As a young, Black woman, I understand that hair is integral to one’s identity, culture, and confidence. Hair differs from relatives and friends but can sometimes be a focal point. I was fortunate to grow up in a diverse community, seeing peers and teachers who looked like me. It was not uncommon to discuss hair trends or favorite products during lunchtime. 

The natural hair community has gained more supporters this past decade, with a boom of YouTubers and people online displaying their curly, kinky coils. There can be stigma related to certain hairstyles in workplace settings as an attempt to further discrimination. Being comfortable in your skin is an excellent and beautiful experience, and making decisions about your appearance is a key to autonomy and emotional well-being. 

As I mentioned, hair care products explicitly curated for tight curls and less stripping ingredients are essential for maintaining hygiene and individualistic style. Necessary components that draw in and seal in moisture are especially sought after for Black haircare (e.g., humectants like glycerin and heavy oils like shea butter and castor oil). Certain products are mainly used exclusively by those with coarser hair textures. Leave-in conditioners, herbal oils, edge control/ gel, and detanglers make great additions to the shampoos and conditioners on the market. These products have tools to use successfully, like wide-toothed combs, protective styles, and satin hair scarves. 

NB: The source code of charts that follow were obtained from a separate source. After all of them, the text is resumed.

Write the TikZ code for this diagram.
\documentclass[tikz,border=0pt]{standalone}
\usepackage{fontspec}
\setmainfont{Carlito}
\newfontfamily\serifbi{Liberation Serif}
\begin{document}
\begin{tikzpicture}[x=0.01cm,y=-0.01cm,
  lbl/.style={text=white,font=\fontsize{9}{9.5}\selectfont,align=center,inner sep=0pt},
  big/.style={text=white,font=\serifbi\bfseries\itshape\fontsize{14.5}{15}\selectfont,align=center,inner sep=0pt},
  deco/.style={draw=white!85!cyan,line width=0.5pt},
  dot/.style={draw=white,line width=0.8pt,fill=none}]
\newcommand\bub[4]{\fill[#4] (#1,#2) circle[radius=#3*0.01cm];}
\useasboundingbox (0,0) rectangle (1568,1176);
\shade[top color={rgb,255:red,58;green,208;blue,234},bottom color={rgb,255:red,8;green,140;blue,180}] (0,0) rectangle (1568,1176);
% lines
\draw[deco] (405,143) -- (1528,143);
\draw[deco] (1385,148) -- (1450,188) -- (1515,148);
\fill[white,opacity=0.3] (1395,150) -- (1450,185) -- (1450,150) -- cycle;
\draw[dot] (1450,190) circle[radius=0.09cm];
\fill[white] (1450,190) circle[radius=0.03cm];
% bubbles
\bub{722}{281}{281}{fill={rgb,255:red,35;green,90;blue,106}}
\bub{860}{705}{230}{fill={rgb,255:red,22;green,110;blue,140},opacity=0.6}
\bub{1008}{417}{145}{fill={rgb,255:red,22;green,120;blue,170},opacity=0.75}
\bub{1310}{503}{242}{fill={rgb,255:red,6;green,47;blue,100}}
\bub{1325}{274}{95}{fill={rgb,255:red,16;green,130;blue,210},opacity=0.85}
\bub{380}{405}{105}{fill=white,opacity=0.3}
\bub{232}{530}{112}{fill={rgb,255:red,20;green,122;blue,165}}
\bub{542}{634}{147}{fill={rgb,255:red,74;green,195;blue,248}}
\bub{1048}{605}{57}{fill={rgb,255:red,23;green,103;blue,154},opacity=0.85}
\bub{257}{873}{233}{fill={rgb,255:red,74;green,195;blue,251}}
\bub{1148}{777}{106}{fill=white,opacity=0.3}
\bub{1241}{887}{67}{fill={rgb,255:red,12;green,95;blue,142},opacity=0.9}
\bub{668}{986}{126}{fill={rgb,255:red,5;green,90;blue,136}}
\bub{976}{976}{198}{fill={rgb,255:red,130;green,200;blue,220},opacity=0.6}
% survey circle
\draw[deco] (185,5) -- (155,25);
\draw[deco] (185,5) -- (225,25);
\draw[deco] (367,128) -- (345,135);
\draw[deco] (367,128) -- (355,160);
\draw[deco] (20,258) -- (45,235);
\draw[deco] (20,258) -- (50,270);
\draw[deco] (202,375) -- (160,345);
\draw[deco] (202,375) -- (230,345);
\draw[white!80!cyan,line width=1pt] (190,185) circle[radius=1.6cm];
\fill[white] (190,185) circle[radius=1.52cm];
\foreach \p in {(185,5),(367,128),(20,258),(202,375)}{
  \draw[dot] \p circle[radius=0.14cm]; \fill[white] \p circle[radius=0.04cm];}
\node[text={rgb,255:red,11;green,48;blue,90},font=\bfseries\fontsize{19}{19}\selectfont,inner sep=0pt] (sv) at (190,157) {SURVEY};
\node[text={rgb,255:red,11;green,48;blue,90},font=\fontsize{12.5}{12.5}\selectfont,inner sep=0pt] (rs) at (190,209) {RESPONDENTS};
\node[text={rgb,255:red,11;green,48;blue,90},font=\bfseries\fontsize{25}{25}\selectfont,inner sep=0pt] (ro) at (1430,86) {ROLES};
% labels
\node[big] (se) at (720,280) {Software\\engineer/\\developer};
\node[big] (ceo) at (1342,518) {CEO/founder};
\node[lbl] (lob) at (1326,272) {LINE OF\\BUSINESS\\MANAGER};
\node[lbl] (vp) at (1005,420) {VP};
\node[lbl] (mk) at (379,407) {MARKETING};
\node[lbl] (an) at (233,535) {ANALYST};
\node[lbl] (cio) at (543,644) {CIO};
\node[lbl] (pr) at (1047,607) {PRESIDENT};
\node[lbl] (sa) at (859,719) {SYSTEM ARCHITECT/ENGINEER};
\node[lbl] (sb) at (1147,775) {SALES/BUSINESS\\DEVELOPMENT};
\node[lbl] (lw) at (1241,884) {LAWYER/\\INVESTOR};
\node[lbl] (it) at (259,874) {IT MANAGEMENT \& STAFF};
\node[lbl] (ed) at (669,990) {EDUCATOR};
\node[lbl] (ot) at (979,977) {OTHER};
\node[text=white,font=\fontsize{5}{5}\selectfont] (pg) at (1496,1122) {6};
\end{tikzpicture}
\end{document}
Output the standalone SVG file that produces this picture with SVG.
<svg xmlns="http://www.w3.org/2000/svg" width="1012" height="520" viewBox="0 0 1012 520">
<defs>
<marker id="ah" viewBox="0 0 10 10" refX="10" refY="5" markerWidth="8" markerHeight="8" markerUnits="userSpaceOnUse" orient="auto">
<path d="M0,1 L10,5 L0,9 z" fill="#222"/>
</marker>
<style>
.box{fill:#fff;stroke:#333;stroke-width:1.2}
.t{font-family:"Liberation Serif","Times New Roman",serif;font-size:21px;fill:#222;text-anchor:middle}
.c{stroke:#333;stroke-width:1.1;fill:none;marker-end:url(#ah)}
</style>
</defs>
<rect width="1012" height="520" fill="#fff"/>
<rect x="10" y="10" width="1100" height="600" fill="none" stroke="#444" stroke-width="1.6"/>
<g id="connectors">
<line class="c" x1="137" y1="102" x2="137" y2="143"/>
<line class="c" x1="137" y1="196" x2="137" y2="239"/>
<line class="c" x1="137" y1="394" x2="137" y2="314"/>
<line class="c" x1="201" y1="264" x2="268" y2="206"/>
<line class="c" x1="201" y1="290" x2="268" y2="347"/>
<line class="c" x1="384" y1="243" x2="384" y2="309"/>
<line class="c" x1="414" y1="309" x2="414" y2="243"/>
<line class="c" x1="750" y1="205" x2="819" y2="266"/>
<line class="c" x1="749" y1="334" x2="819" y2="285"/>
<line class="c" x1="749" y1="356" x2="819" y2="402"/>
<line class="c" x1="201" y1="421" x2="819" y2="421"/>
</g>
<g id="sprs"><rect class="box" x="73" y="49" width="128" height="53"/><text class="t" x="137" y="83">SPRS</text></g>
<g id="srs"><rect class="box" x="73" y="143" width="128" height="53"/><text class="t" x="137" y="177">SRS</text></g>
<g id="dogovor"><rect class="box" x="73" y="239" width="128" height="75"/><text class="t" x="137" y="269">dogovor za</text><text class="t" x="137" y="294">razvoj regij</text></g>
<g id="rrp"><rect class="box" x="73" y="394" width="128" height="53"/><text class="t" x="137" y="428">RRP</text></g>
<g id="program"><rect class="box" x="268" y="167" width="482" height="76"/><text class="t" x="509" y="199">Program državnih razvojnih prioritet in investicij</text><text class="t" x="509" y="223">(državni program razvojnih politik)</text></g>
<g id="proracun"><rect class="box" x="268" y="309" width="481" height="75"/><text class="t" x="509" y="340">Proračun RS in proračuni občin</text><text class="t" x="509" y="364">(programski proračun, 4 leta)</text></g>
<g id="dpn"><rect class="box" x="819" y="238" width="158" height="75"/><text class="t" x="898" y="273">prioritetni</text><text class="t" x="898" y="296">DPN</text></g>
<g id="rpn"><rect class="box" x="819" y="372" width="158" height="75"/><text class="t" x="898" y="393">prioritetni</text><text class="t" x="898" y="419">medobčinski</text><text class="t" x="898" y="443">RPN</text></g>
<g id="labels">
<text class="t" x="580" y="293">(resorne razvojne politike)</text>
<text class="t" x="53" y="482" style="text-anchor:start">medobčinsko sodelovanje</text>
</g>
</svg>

I am thrilled that Itiah Angels for Learning can support this important initiative with Tropical Origin products. The brand offers products in a reinvented way, like a shampoo bar that is vegan, cruelty-free, and formulated for all hair types. It is fantastic that the younger generations can be in tune with their appearance and self-expression. The black-owned company helps to give back to the community and inspires everyone to have an entrepreneurial spirit.